▸ PROMPT
Write out the entire listing below exactly as it appears, minus any pictures.

********************

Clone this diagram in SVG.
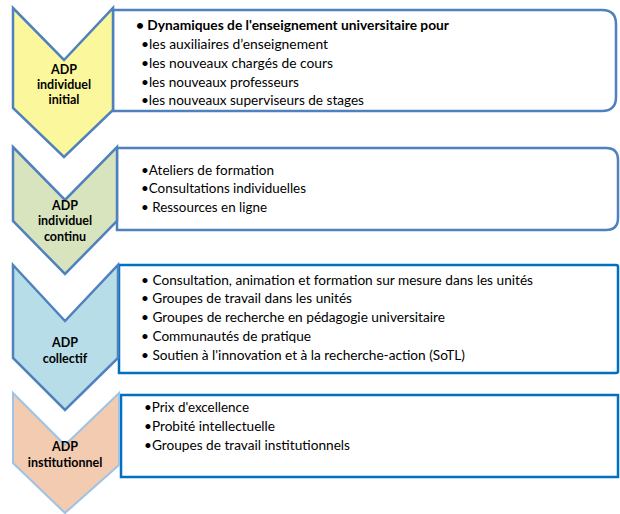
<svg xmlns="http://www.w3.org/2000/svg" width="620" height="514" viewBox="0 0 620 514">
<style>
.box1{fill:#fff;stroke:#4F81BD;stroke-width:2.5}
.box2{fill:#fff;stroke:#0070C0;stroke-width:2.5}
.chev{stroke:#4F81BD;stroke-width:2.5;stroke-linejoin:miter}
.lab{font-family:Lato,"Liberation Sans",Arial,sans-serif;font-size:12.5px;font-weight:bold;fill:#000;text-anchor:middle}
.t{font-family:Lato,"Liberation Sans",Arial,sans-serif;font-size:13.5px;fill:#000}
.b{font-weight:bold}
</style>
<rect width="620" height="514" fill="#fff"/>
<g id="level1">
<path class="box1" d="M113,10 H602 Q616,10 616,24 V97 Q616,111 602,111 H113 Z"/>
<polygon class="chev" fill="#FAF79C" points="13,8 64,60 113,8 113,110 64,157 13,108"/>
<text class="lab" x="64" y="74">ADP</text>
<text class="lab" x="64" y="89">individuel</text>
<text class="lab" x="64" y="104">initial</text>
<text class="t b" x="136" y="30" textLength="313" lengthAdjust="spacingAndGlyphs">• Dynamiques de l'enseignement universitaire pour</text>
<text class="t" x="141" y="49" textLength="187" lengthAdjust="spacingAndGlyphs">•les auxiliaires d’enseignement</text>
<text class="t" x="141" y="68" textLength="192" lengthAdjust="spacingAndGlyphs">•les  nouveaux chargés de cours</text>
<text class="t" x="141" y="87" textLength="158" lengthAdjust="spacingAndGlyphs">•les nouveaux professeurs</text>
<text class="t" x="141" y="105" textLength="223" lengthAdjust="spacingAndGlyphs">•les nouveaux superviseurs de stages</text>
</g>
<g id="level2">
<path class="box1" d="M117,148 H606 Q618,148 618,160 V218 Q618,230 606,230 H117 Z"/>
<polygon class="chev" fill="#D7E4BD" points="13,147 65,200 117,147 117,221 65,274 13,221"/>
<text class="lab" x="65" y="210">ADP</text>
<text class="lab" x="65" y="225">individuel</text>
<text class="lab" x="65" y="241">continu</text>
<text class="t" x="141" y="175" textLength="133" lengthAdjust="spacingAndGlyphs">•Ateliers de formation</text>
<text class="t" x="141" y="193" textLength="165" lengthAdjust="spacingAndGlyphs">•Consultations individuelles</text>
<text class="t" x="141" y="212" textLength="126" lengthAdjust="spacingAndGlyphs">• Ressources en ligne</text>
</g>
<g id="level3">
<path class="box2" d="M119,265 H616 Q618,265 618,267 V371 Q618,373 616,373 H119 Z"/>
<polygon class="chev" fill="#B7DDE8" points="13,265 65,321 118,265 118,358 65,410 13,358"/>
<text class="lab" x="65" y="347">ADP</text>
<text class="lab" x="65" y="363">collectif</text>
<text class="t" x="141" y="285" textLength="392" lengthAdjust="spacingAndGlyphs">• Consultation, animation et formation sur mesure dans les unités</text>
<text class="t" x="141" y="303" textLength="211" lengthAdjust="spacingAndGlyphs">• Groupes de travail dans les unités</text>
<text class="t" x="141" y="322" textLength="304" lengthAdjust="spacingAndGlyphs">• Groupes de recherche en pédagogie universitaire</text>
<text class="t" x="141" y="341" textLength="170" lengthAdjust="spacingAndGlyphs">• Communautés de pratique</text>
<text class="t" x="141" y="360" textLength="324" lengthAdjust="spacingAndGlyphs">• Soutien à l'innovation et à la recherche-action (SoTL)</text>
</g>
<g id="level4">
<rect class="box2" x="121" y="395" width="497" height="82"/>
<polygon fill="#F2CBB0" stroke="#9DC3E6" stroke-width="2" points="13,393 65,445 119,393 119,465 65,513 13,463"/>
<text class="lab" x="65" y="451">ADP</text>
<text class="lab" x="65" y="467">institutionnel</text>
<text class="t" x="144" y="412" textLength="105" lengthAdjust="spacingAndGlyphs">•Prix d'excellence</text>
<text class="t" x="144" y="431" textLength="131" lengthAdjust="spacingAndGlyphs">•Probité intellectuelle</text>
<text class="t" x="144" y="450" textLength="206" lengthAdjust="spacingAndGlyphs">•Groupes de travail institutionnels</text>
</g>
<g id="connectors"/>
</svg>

********************

▸ PROBLEM SOLUTION
Clone this diagram in SVG.
<svg xmlns="http://www.w3.org/2000/svg" width="620" height="514" viewBox="0 0 620 514">
<style>
.box1{fill:#fff;stroke:#4F81BD;stroke-width:2.5}
.box2{fill:#fff;stroke:#0070C0;stroke-width:2.5}
.chev{stroke:#4F81BD;stroke-width:2.5;stroke-linejoin:miter}
.lab{font-family:Lato,"Liberation Sans",Arial,sans-serif;font-size:12.5px;font-weight:bold;fill:#000;text-anchor:middle}
.t{font-family:Lato,"Liberation Sans",Arial,sans-serif;font-size:13.5px;fill:#000}
.b{font-weight:bold}
</style>
<rect width="620" height="514" fill="#fff"/>
<g id="level1">
<path class="box1" d="M113,10 H602 Q616,10 616,24 V97 Q616,111 602,111 H113 Z"/>
<polygon class="chev" fill="#FAF79C" points="13,8 64,60 113,8 113,110 64,157 13,108"/>
<text class="lab" x="64" y="74">ADP</text>
<text class="lab" x="64" y="89">individuel</text>
<text class="lab" x="64" y="104">initial</text>
<text class="t b" x="136" y="30" textLength="313" lengthAdjust="spacingAndGlyphs">• Dynamiques de l'enseignement universitaire pour</text>
<text class="t" x="141" y="49" textLength="187" lengthAdjust="spacingAndGlyphs">•les auxiliaires d’enseignement</text>
<text class="t" x="141" y="68" textLength="192" lengthAdjust="spacingAndGlyphs">•les  nouveaux chargés de cours</text>
<text class="t" x="141" y="87" textLength="158" lengthAdjust="spacingAndGlyphs">•les nouveaux professeurs</text>
<text class="t" x="141" y="105" textLength="223" lengthAdjust="spacingAndGlyphs">•les nouveaux superviseurs de stages</text>
</g>
<g id="level2">
<path class="box1" d="M117,148 H606 Q618,148 618,160 V218 Q618,230 606,230 H117 Z"/>
<polygon class="chev" fill="#D7E4BD" points="13,147 65,200 117,147 117,221 65,274 13,221"/>
<text class="lab" x="65" y="210">ADP</text>
<text class="lab" x="65" y="225">individuel</text>
<text class="lab" x="65" y="241">continu</text>
<text class="t" x="141" y="175" textLength="133" lengthAdjust="spacingAndGlyphs">•Ateliers de formation</text>
<text class="t" x="141" y="193" textLength="165" lengthAdjust="spacingAndGlyphs">•Consultations individuelles</text>
<text class="t" x="141" y="212" textLength="126" lengthAdjust="spacingAndGlyphs">• Ressources en ligne</text>
</g>
<g id="level3">
<path class="box2" d="M119,265 H616 Q618,265 618,267 V371 Q618,373 616,373 H119 Z"/>
<polygon class="chev" fill="#B7DDE8" points="13,265 65,321 118,265 118,358 65,410 13,358"/>
<text class="lab" x="65" y="347">ADP</text>
<text class="lab" x="65" y="363">collectif</text>
<text class="t" x="141" y="285" textLength="392" lengthAdjust="spacingAndGlyphs">• Consultation, animation et formation sur mesure dans les unités</text>
<text class="t" x="141" y="303" textLength="211" lengthAdjust="spacingAndGlyphs">• Groupes de travail dans les unités</text>
<text class="t" x="141" y="322" textLength="304" lengthAdjust="spacingAndGlyphs">• Groupes de recherche en pédagogie universitaire</text>
<text class="t" x="141" y="341" textLength="170" lengthAdjust="spacingAndGlyphs">• Communautés de pratique</text>
<text class="t" x="141" y="360" textLength="324" lengthAdjust="spacingAndGlyphs">• Soutien à l'innovation et à la recherche-action (SoTL)</text>
</g>
<g id="level4">
<rect class="box2" x="121" y="395" width="497" height="82"/>
<polygon fill="#F2CBB0" stroke="#9DC3E6" stroke-width="2" points="13,393 65,445 119,393 119,465 65,513 13,463"/>
<text class="lab" x="65" y="451">ADP</text>
<text class="lab" x="65" y="467">institutionnel</text>
<text class="t" x="144" y="412" textLength="105" lengthAdjust="spacingAndGlyphs">•Prix d'excellence</text>
<text class="t" x="144" y="431" textLength="131" lengthAdjust="spacingAndGlyphs">•Probité intellectuelle</text>
<text class="t" x="144" y="450" textLength="206" lengthAdjust="spacingAndGlyphs">•Groupes de travail institutionnels</text>
</g>
<g id="connectors"/>
</svg>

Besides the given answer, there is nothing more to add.